Fires serve up stark lesson on planet's fate
More scorching summers, devastating floods on way, climate experts say
The summer wildfires that tore across many parts of the world may have shocked millions with their intensity, but there's worse to come according to scientists placing the blame on climate change.
In southern Europe, scorching heat and drought ushered in the fires that devastated forests and destroyed homes in countries such as Greece, Italy, Turkey and France. Surrounding regions also burned. And where the flames didn't reach, the floodwaters sometimes did.
In Sicily, the mercury hit a European record 48.8 C, which, if confirmed by the World Meteorological Organization, will surpass the 48 C logged in Athens in 1977.

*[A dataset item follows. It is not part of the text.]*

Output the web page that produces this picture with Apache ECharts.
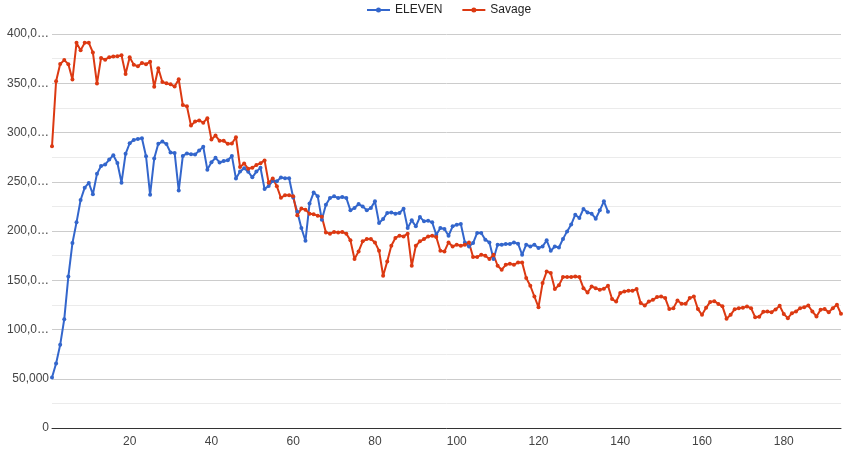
<!DOCTYPE html>
<html><head><meta charset="utf-8">
<script src="https://cdn.jsdelivr.net/npm/echarts@6/dist/echarts.min.js"></script>
<style>html,body{margin:0;padding:0;background:#fff}#c{width:850px;height:451px}</style>
</head><body><div id="c"></div>
<script>
const seriesNames = ['ELEVEN', 'Savage'];
const elevenValues = [
51200,65400,84400,110500,153800,187800,208800,231500,244000,248800,
237300,258000,266000,267400,272500,276900,269100,249100,278300,289100,
292500,293500,294200,275900,236900,273500,288500,290800,288300,279600,
279300,241000,276200,278700,277800,277600,281600,285500,262300,269800,
274300,269600,271000,271800,276200,253200,260300,263700,260200,254500,
260300,264200,242700,245800,250800,250600,254400,253600,253600,234000,
219600,203000,190100,227800,239000,235200,211500,226700,233500,235200,
233500,234500,233500,221000,223400,227400,225000,221000,223400,230100,
208100,212200,218300,218900,217600,218300,222700,203000,210800,204700,
214200,209800,210500,208800,196200,203000,202000,195200,204700,206400,
207100,188400,184300,187800,198000,198000,191200,188400,171500,186100,
186100,186800,186800,188400,187100,175900,186100,184300,186100,182700,
184300,190500,180000,184300,183300,192000,199600,206500,216600,213200,
222400,218900,217600,212500,221000,230100,219600
];
const savageValues = [
286000,352000,369500,373500,369400,353800,391000,383600,391000,391000,
381300,349700,375700,373900,376500,377200,377400,378400,359300,376500,
368900,367200,370600,369400,371800,346400,365200,351200,349900,348900,
346700,354000,327800,326700,307000,311200,312200,310000,314500,292900,
296900,291500,291500,288500,288800,295200,265000,268600,263100,264200,
266900,268900,271700,248900,253400,245400,233700,236400,236200,235300,
215900,222900,221700,217500,216900,215600,214400,198600,197300,199000,
198600,199000,197300,190500,171500,179300,189500,191800,191800,188400,
180000,154600,169100,185000,192900,195200,194500,197300,164700,185000,
189500,191800,194500,195200,193900,180000,179300,188400,184300,186100,
185000,186100,188400,173600,173600,175900,174900,171500,175900,164700,
160700,165700,166800,165700,168100,168100,152200,144400,133500,122700,
147100,158900,157300,141000,145000,153200,153200,153200,153900,153200,
142000,137600,143700,142000,140300,141300,144400,130900,128400,137000,
138600,139300,139300,141000,126800,124400,128400,130100,132900,133500,
131900,120700,121700,129500,126100,126100,131900,133500,120700,114900,
122000,128000,128800,126000,123500,111000,114900,120600,121700,122000,
123400,121700,112500,113000,118000,118300,117600,120400,124000,115800,
111500,116600,118300,121700,122700,124400,118300,113200,120000,120700,
117600,121700,125100,115900
];
const xTickLabels = [20, 40, 60, 80, 100, 120, 140, 160, 180];
const colors = ['#3366cc', '#dc3912'];

const toPoints = arr => arr.map((v, i) => [i + 1, v]);
const font = 'Arial, "Liberation Sans", sans-serif';
const legendIcon = 'path://M0,1.5L23,1.5L23,3.5L0,3.5Z M11.5,0A2.5,2.5 0 1,1 11.5,5A2.5,2.5 0 1,1 11.5,0Z';

const chart = echarts.init(document.getElementById('c'), null, {renderer: 'canvas'});
chart.setOption({
  animation: false,
  color: colors,
  legend: {
    data: seriesNames.map(n => ({name: n, icon: legendIcon})),
    top: 4,
    left: 367,
    padding: 0,
    itemWidth: 23,
    itemHeight: 5,
    itemGap: 20,
    textStyle: {fontSize: 12, color: '#222', fontFamily: font}
  },
  grid: {left: 52, right: 9, top: 34, bottom: 23},
  xAxis: {
    type: 'value',
    min: 1,
    max: savageValues.length,
    splitLine: {show: false},
    axisTick: {show: false},
    axisLine: {show: true, onZero: false, lineStyle: {color: '#333', width: 1}},
    axisLabel: {
      customValues: xTickLabels,
      color: '#444', fontSize: 12, fontFamily: font, margin: 8
    }
  },
  yAxis: {
    type: 'value',
    min: 0,
    max: 400000,
    interval: 50000,
    axisLine: {show: false},
    axisTick: {show: false},
    splitLine: {lineStyle: {color: '#cccccc', width: 1}},
    minorTick: {show: false, splitNumber: 2},
    minorSplitLine: {show: true, lineStyle: {color: '#ebebeb', width: 1}},
    axisLabel: {
      color: '#444', fontSize: 12, fontFamily: font, margin: 3,
      formatter: v => {
        const s = v.toLocaleString('en-US');
        return s.length > 6 ? s.slice(0, 5) + '\u2026' : s;
      }
    }
  },
  series: [
    {name: seriesNames[0], type: 'line', data: toPoints(elevenValues),
     symbol: 'circle', symbolSize: 4, lineStyle: {width: 2}, itemStyle: {color: colors[0]}},
    {name: seriesNames[1], type: 'line', data: toPoints(savageValues),
     symbol: 'circle', symbolSize: 4, lineStyle: {width: 2}, itemStyle: {color: colors[1]}}
  ]
});
</script>
</body></html>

Experts say the intense heat waves and fires are linked to climate change and that extreme weather-including floods-will only get worse in the coming years.
"Our carbon emissions have caused global heating and that has changed weather patterns, making these extremes more intense and more frequent," said Deirdre McKay, professor of sustainable development at Keele University in Staffordshire in the United Kingdom.
"So, in the northern hemisphere, in the summer, we are seeing these persistent heat domes, like the one that has been stuck over the northwestern United States and Canada."
A heat dome is an area of high pressure that stays over a large part of a region for days or even weeks, trapping very warm air underneath.
McKay noted that a heat dome had also appeared over Europe.
While August is normally hot and dry in the Mediterranean region, the World Meteorological Organization said the temperatures in the summer were extreme.
"The reason you get heat domes is ocean warming over the previous winter," said McKay, adding that heat domes are fairly common in temperate zones but they're getting more regular and more intense.
A heat dome over Greece, Italy and Turkey was responsible for many of the wildfires last month, she said.
"That's because the jet stream in the atmosphere shifts seasonally and right now it's dipped south across Western Europe. That dip created a ridge of high pressure over the southeast of Europe," she said.
"Warm air moving up from the Sahara which is carrying dust has contributed to a big hot air mass that's been parked over southeast Europe, making the temperature 10 to 15 C hotter than average."
This year, some of the heat waves are unprecedented in parts of the Northern Hemisphere, including the Canadian province of British Columbia that saw a record temperature of 49.6 C.
Peter Stott, the lead on climate attribution of the Meteorological Office, the United Kingdom's National Weather Service, predicts even higher temperatures to come.
Extreme temperatures
"The chances each summer of seeing really extreme temperatures are pretty high now," Stott said. "We can't say exactly when it is likely to happen, but Europe will need to prepare for the eventuality of further records being broken with temperatures above 50 C being possible in Europe in future, most likely close to the Mediterranean where the influence of hot air from North Africa is strongest."
The global temperature is around 1.1 degrees above the 1850-1900 preindustrial period level, but some regions have seen average temperatures increase by greater amounts.
Climate change has also driven heavy rainfall and flooding, wreaking havoc in parts of Europe.
The World Meteorological Organization said climate change has made extreme rainfall events similar to those in July that led to floods in Germany, Belgium, the Netherlands and Luxembourg between 1.2 and 9 times more likely to happen.
That's according to a study by an international team of climate scientists, World Weather Attribution group, which also found that such downpours in the region are now 3 to 19 percent heavier because of human-caused warming.
Some 220 people were killed in the floods in Belgium and Germany when extreme rainfall hit Western Europe. More than 90 millimeters of rain was recorded in a single day around the Ahr and Erft rivers in Germany.
"These floods have shown us that even developed countries are not safe from severe impacts of extreme weather that we have seen and known to get worse with climate change," said Friederike Otto, associate director of Environmental Change Institute at the University of Oxford and co-lead of the World Weather Attribution group. "This is an urgent global challenge and we need to step up to it. The science is clear and has been for years."
McKay said extreme weather conditions combined with large areas of intensely human modified landscapes had contributed to the flooding in Europe.
"You have more paving and that means greater volumes of runoffs in extreme rainfall events," she said. "That's because there is just less exposed soil or vegetation to absorb the water. In some places you have rain that's falling on uplands which are already suffering from deforestation."